Decíamos que estas cifras tienen sus aspectos positivos y negativos, si se tiene en cuenta que un menor número de nacimientos y la mayor expectativa de vida significa inequívocamente que estamos ante un envejecimiento de la población que implica desafíos adicionales a los que se dan en los países desarrollados, que tienen en general la misma pirámide etaria y con la misma tendencia. Solo que en nuestro caso se llega con disponibilidad de recursos cada vez más distante de lo que se necesita, así como coberturas que dejan que desear, sobre todo en la seguridad social.
No es un tema que nos tome de sorpresa ni mucho menos, y este es precisamente un lado oscuro de la problemática, porque por regla general los actores políticos tienen muchos reparos en abordarla frontalmente debido a que se trata de una evolución en plazos que trascienden un período electoral, que es por lo general el período máximo en que se adoptan decisiones en nuestro sistema político.
Para generar respuestas, se necesita no solo apertura mental y perspectivas de mediano y largo plazo, sino a la vez la búsqueda de consensos con los compromisos consecuentes para que no sea un solo partido el que pague el precio de encarar medidas que –a menos que se invente algo que por ahora no está en el horizonte– no resultarán simpáticas.
Este análisis desde hace mucho tiempo debería estar en la mesa de trabajo, pero a menudo los actores políticos lo soslayan, desde que es un tema que no dará réditos electorales, sino que de una u otra forma implica costos políticos que se procura diluir en el tiempo.
Por más que se de vueltas al asunto, reaparece como el eje de la cuestión la sustentabilidad del sistema de seguridad social ante el aumento de la población mayor. Los recursos disponibles y las exigencias que se irán acentuando a la hora de atender la calidad de vida de este sector de población, que de una forma o de otra siempre recaerá sobre los actores activos, es decir los que financian el sistema.

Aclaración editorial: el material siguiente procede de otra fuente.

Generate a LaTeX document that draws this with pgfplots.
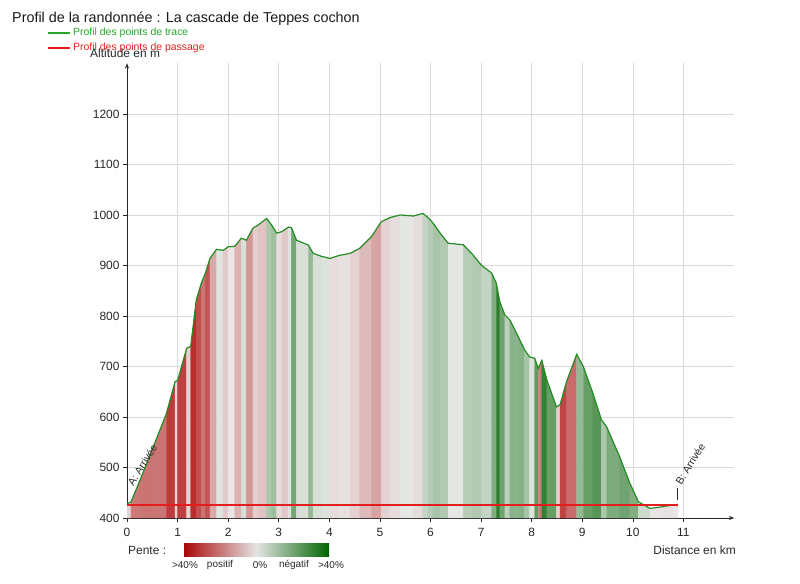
\documentclass[border=0pt]{standalone}
\usepackage{fontspec}
\setmainfont{Liberation Sans}
\usepackage{pgfplots}
\pgfplotsset{compat=1.18}
\usepgfplotslibrary{patchplots}
\usetikzlibrary{arrows.meta}
\definecolor{profgreen}{RGB}{35,140,35}
\definecolor{legred}{RGB}{228,30,30}
\definecolor{leggreen}{RGB}{40,165,40}
\definecolor{txt}{RGB}{40,40,40}
\begin{document}
\begin{tikzpicture}[x=1bp,y=1bp]
\path[use as bounding box] (0,0) rectangle (800,584);
\begin{axis}[
  at={(127bp,66bp)}, anchor=south west,
  scale only axis, width=607bp, height=454.5bp,
  xmin=0, xmax=12, ymin=400, ymax=1300, clip=false,
  axis lines=left,
  axis line style={black!85, line width=0.6pt, -{Stealth[length=5bp,width=4bp]}},
  xtick={0,...,11}, ytick={400,500,...,1200},
  grid=major, major grid style={black!15, line width=0.6pt},
  tick align=outside, major tick length=4bp,
  tick style={black!85, line width=0.6pt},
  ticklabel style={font=\fontsize{12}{14}\selectfont, text=txt},
  xticklabel style={yshift=-3bp},
  /pgf/number format/assume math mode=true,
  /pgf/number format/1000 sep={},
  colormap={slope}{rgb255(0cm)=(45,125,45); rgb255(1cm)=(234,234,234); rgb255(2cm)=(185,45,45)},
]
\addplot[patch, patch type=rectangle, shader=flat, draw=none, point meta=explicit, point meta min=-40, point meta max=40] coordinates {
(0,400)[5] (0.08,400)[5] (0.08,432)[5] (0,428)[5]
(0.08,400)[24] (0.25,400)[24] (0.25,473)[24] (0.08,432)[24]
(0.25,400)[25] (0.52,400)[25] (0.52,541)[25] (0.25,473)[25]
(0.52,400)[25] (0.78,400)[25] (0.78,607)[25] (0.52,541)[25]
(0.78,400)[37] (0.95,400)[37] (0.95,670)[37] (0.78,607)[37]
(0.95,400)[4] (1.00,400)[4] (1.00,672)[4] (0.95,670)[4]
(1.00,400)[36] (1.18,400)[36] (1.18,736)[36] (1.00,672)[36]
(1.18,400)[5] (1.26,400)[5] (1.26,740)[5] (1.18,736)[5]
(1.26,400)[40] (1.37,400)[40] (1.37,832)[40] (1.26,740)[40]
(1.37,400)[33] (1.47,400)[33] (1.47,865)[33] (1.37,832)[33]
(1.47,400)[25] (1.55,400)[25] (1.55,885)[25] (1.47,865)[25]
(1.55,400)[32] (1.64,400)[32] (1.64,914)[32] (1.55,885)[32]
(1.64,400)[14] (1.77,400)[14] (1.77,932)[14] (1.64,914)[14]
(1.77,400)[-2] (1.90,400)[-2] (1.90,930)[-2] (1.77,932)[-2]
(1.90,400)[7] (2.00,400)[7] (2.00,937)[7] (1.90,930)[7]
(2.00,400)[1] (2.13,400)[1] (2.13,938)[1] (2.00,937)[1]
(2.13,400)[12] (2.26,400)[12] (2.26,954)[12] (2.13,938)[12]
(2.26,400)[-4] (2.36,400)[-4] (2.36,950)[-4] (2.26,954)[-4]
(2.36,400)[18] (2.49,400)[18] (2.49,974)[18] (2.36,950)[18]
(2.49,400)[6] (2.59,400)[6] (2.59,980)[6] (2.49,974)[6]
(2.59,400)[8] (2.76,400)[8] (2.76,993)[8] (2.59,980)[8]
(2.76,400)[-13] (2.86,400)[-13] (2.86,980)[-13] (2.76,993)[-13]
(2.86,400)[-16] (2.96,400)[-16] (2.96,964)[-16] (2.86,980)[-16]
(2.96,400)[3] (3.06,400)[3] (3.06,967)[3] (2.96,964)[3]
(3.06,400)[7] (3.19,400)[7] (3.19,976)[7] (3.06,967)[7]
(3.19,400)[-2] (3.25,400)[-2] (3.25,975)[-2] (3.19,976)[-2]
(3.25,400)[-25] (3.35,400)[-25] (3.35,950)[-25] (3.25,975)[-25]
(3.35,400)[-4] (3.50,400)[-4] (3.50,944)[-4] (3.35,950)[-4]
(3.50,400)[-4] (3.59,400)[-4] (3.59,940)[-4] (3.50,944)[-4]
(3.59,400)[-18] (3.68,400)[-18] (3.68,924)[-18] (3.59,940)[-18]
(3.68,400)[-4] (3.85,400)[-4] (3.85,918)[-4] (3.68,924)[-4]
(3.85,400)[-3] (4.01,400)[-3] (4.01,914)[-3] (3.85,918)[-3]
(4.01,400)[3] (4.20,400)[3] (4.20,920)[3] (4.01,914)[3]
(4.20,400)[2] (4.41,400)[2] (4.41,924)[2] (4.20,920)[2]
(4.41,400)[5] (4.60,400)[5] (4.60,934)[5] (4.41,924)[5]
(4.60,400)[10] (4.83,400)[10] (4.83,957)[10] (4.60,934)[10]
(4.83,400)[15] (5.03,400)[15] (5.03,987)[15] (4.83,957)[15]
(5.03,400)[5] (5.20,400)[5] (5.20,995)[5] (5.03,987)[5]
(5.20,400)[3] (5.40,400)[3] (5.40,1000)[3] (5.20,995)[3]
(5.40,400)[-1] (5.66,400)[-1] (5.66,998)[-1] (5.40,1000)[-1]
(5.66,400)[3] (5.85,400)[3] (5.85,1003)[3] (5.66,998)[3]
(5.85,400)[-8] (5.95,400)[-8] (5.95,995)[-8] (5.85,1003)[-8]
(5.95,400)[-11] (6.05,400)[-11] (6.05,984)[-11] (5.95,995)[-11]
(6.05,400)[-14] (6.19,400)[-14] (6.19,964)[-14] (6.05,984)[-14]
(6.19,400)[-12] (6.35,400)[-12] (6.35,944)[-12] (6.19,964)[-12]
(6.35,400)[-1] (6.65,400)[-1] (6.65,941)[-1] (6.35,944)[-1]
(6.65,400)[-11] (6.84,400)[-11] (6.84,921)[-11] (6.65,941)[-11]
(6.84,400)[-12] (7.01,400)[-12] (7.01,900)[-12] (6.84,921)[-12]
(7.01,400)[-8] (7.21,400)[-8] (7.21,885)[-8] (7.01,900)[-8]
(7.21,400)[-22] (7.30,400)[-22] (7.30,865)[-22] (7.21,885)[-22]
(7.30,400)[-40] (7.37,400)[-40] (7.37,828)[-40] (7.30,865)[-40]
(7.37,400)[-26] (7.47,400)[-26] (7.47,802)[-26] (7.37,828)[-26]
(7.47,400)[-10] (7.57,400)[-10] (7.57,792)[-10] (7.47,802)[-10]
(7.57,400)[-20] (7.70,400)[-20] (7.70,766)[-20] (7.57,792)[-20]
(7.70,400)[-21] (7.86,400)[-21] (7.86,733)[-21] (7.70,766)[-21]
(7.86,400)[-14] (7.96,400)[-14] (7.96,719)[-14] (7.86,733)[-14]
(7.96,400)[-3] (8.06,400)[-3] (8.06,716)[-3] (7.96,719)[-3]
(8.06,400)[-29] (8.13,400)[-29] (8.13,696)[-29] (8.06,716)[-29]
(8.13,400)[23] (8.20,400)[23] (8.20,712)[23] (8.13,696)[23]
(8.20,400)[-39] (8.30,400)[-39] (8.30,673)[-39] (8.20,712)[-39]
(8.30,400)[-28] (8.49,400)[-28] (8.49,620)[-28] (8.30,673)[-28]
(8.49,400)[6] (8.56,400)[6] (8.56,624)[6] (8.49,620)[6]
(8.56,400)[35] (8.69,400)[35] (8.69,670)[35] (8.56,624)[35]
(8.69,400)[27] (8.89,400)[27] (8.89,724)[27] (8.69,670)[27]
(8.89,400)[-18] (9.02,400)[-18] (9.02,700)[-18] (8.89,724)[-18]
(9.02,400)[-28] (9.21,400)[-28] (9.21,647)[-28] (9.02,700)[-28]
(9.21,400)[-31] (9.38,400)[-31] (9.38,594)[-31] (9.21,647)[-31]
(9.38,400)[-13] (9.48,400)[-13] (9.48,581)[-13] (9.38,594)[-13]
(9.48,400)[-23] (9.74,400)[-23] (9.74,521)[-23] (9.48,581)[-23]
(9.74,400)[-26] (9.94,400)[-26] (9.94,469)[-26] (9.74,521)[-26]
(9.94,400)[-22] (10.11,400)[-22] (10.11,432)[-22] (9.94,469)[-22]
(10.11,400)[-6] (10.34,400)[-6] (10.34,419)[-6] (10.11,432)[-6]
(10.34,400)[1] (10.57,400)[1] (10.57,422)[1] (10.34,419)[1]
(10.57,400)[2] (10.80,400)[2] (10.80,426)[2] (10.57,422)[2]
(10.80,400)[1] (10.89,400)[1] (10.89,427)[1] (10.80,426)[1]
};
\addplot[color=profgreen, line width=1.2pt, mark=none] coordinates {
(0.00,428) (0.08,432) (0.25,473) (0.52,541) (0.78,607) (0.95,670) (1.00,672)
(1.18,736) (1.26,740) (1.37,832) (1.47,865) (1.55,885) (1.64,914) (1.77,932)
(1.90,930) (2.00,937) (2.13,938) (2.26,954) (2.36,950) (2.49,974) (2.59,980)
(2.76,993) (2.86,980) (2.96,964) (3.06,967) (3.19,976) (3.25,975) (3.35,950)
(3.50,944) (3.59,940) (3.68,924) (3.85,918) (4.01,914) (4.20,920) (4.41,924)
(4.60,934) (4.83,957) (5.03,987) (5.20,995) (5.40,1000) (5.66,998) (5.85,1003)
(5.95,995) (6.05,984) (6.19,964) (6.35,944) (6.65,941) (6.84,921) (7.01,900)
(7.21,885) (7.30,865) (7.37,828) (7.47,802) (7.57,792) (7.70,766) (7.86,733)
(7.96,719) (8.06,716) (8.13,696) (8.20,712) (8.30,673) (8.49,620) (8.56,624)
(8.69,670) (8.89,724) (9.02,700) (9.21,647) (9.38,594) (9.48,581) (9.74,521)
(9.94,469) (10.11,432) (10.34,419) (10.57,422) (10.80,426) (10.89,427)
};
\addplot[color=legred, line width=2.2pt, mark=none] coordinates {(0,425) (10.89,425)};
\draw[black!85, line width=0.8pt] (axis cs:10.89,436) -- (axis cs:10.89,459);
\node[rotate=58, anchor=south west, inner sep=0pt, font=\fontsize{10.5}{12}\selectfont, text=txt] at (axis cs:0.13,462) {A: Arrivée};
\node[rotate=58, anchor=south west, inner sep=0pt, font=\fontsize{10.5}{12}\selectfont, text=txt] at (axis cs:10.96,464) {B: Arrivée};
\end{axis}
% title
\node[anchor=base west, inner sep=0pt, font=\fontsize{14.4}{16}\selectfont, text=black!90] at (12,561) {Profil de la randonnée : La cascade de Teppes cochon};
% legend
\draw[leggreen, line width=2pt] (48,551) -- (70,551);
\node[anchor=west, inner sep=0pt, font=\fontsize{10.5}{12}\selectfont, text=leggreen] at (73,551) {Profil des points de trace};
\draw[legred, line width=2pt] (48,536) -- (70,536);
\node[anchor=west, inner sep=0pt, font=\fontsize{10.5}{12}\selectfont, text=legred] at (73,536) {Profil des points de passage};
% y label
\node[anchor=west, inner sep=0pt, font=\fontsize{12}{14}\selectfont, text=txt] at (90,531) {Altitude en m};
% x label
\node[anchor=east, inner sep=0pt, font=\fontsize{12}{14}\selectfont, text=txt] at (736,34) {Distance en km};
% slope legend
\node[anchor=west, inner sep=0pt, font=\fontsize{12}{14}\selectfont, text=txt] at (128,34) {Pente :};
\shade[left color={rgb,255:red,170;green,8;blue,8}, right color={rgb,255:red,0;green,100;blue,0}, middle color={rgb,255:red,228;green,228;blue,228}] (184,27) rectangle (329,40);
\node[inner sep=0pt, font=\fontsize{10}{12}\selectfont, text=txt] at (185,19) {>40\%};
\node[inner sep=0pt, font=\fontsize{10}{12}\selectfont, text=txt] at (220,19) {positif};
\node[inner sep=0pt, font=\fontsize{10}{12}\selectfont, text=txt] at (260,19) {0\%};
\node[inner sep=0pt, font=\fontsize{10}{12}\selectfont, text=txt] at (294,19) {négatif};
\node[inner sep=0pt, font=\fontsize{10}{12}\selectfont, text=txt] at (331,19) {>40\%};
\end{tikzpicture}
\end{document}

Y en este contexto, desde el punto de vista de la seguridad social y sobre todo el sistema jubilatorio, si bien a menudo se utilizan expresiones rebuscadas, resulta que el aumento de la edad para jubilarse se torna un factor clave, aunque no el único, al manejarse por ejemplo la posibilidad de prerretiros o retiros graduales. Difícilmente se podrá zafar de medidas que lejos de dar réditos, impliquen pagar costos políticos de los que nadie quiere hacerse responsable, porque el sistema político no se decide a encarar en forma abierta su tratamiento.
Como muestra de lo que cabe esperar en un futuro no muy lejano, el BPS ya tiene un déficit de cientos de millones de dólares anuales y sus propios informes técnicos indican que se incrementará hasta ser insostenible en los próximos años. Pero a la vez tampoco se exponen posibles respuestas, porque resulta una quimera promover alternativas del tipo de las que hasta ahora tampoco han sido una solución definitiva para los países desarrollados, que tienen economías muy poderosas y que aún así no serían extrapolables sin medidas antipáticas.
Pero tal como vienen las cosas, como se desprende del informe a que hacemos referencia, con una relación activo-pasivo que dista de ser la ideal y con este ritmo de envejecimiento poblacional, los esquemas diseñados para otra relación entre las franjas etarias y las consecuentes necesidades del sistema, no pueden postergarse las decisiones.
Es ineludible y urgente un entendimiento político interpartidario con responsabilidades compartidas y de las que todos los involucrados con poder de decisión deben hacerse cargo llegado el momento, porque es un tema de las actuales y de las próximas generaciones.